With more than twenty poetry collections to his name, John Ashbery is one of our most agile, philosophically complex, and visionary poets. In Breezeway, Ashbery’s powers of observation are at their most astute; his insight at its most penetrating. Demonstrating his extraordinary command of language and his ability to move fluidly and elegantly between wide-ranging thoughts and ideas—from the irreverent and slyly humorous to the tender, the sad, and the heartbreaking—Ashbery shows that he is a virtuoso fluent in diverse styles and tones of language, from the chatty and whimsical to the lyrical and urbane. Filled with allusions to literature and art, as well as to the absurdities and delights of the everyday world around us, Ashbery’s poems are haunting, surprising, hilarious, and knowing all at once, the work of a master craftsman with a keen understanding of the age in which he lives and writes, an age whose fears and fragmentation he conjures and critiques with humor, pathos, and a provocative wit.

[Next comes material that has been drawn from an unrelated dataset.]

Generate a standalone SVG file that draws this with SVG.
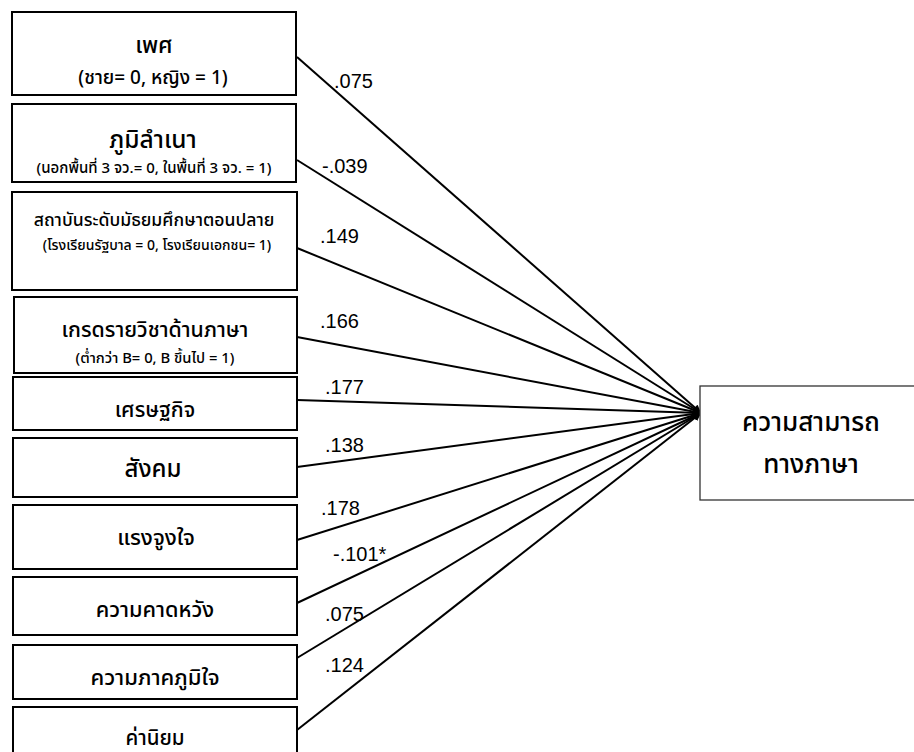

Vital and imaginative, Ashbery’s poems not only touch on the “big questions” and crises of life in the twenty-first century, but also delicately capture the small moments between and among people. Imaginative, linguistically dazzling, and artistically ambitious, Breezeway is John Ashbery’s sharpest and most arresting collection yet.
PUBLISHERS WEEKLY
In the title poem of his latest collection, Ashbery (Quick Question), arguably the most highly lauded living American poet, writes, "We have to live out our precise experimentation./ Otherwise there's no dying for anybody,/ no crisp rewards." This volume continues Ashbery's precise experiment the particular, breezy conflagration of voices for which the poet has become so well known and offers readers occasional pointed musings on mortality. It is a playfully obtuse collection; Ashbery's ear catches idiosyncrasies of speech and literature and presents our many modes of language back to us. This method, when applied to our mortality and to the poet's own, both charms and cuts: "We all have to fail/ at end of days," he writes. Put another way, "We're not gonna be here anymore." Repetition, often a source of pleasure or grounding in poetry, is not to be found here, Ashbery's voracious ear and familiar method are reliable: "Whatever we're dealing with catches us/ in mid-reconsideration. It's beautiful,/ my lord, just not made to be repeated,/ that's all." While it is difficult to bemoan a lack of urgency in the poems of an 88-year-old who has won every conceivable honor, this collection feels too comfortably Ashberian to light a real spark in its readers.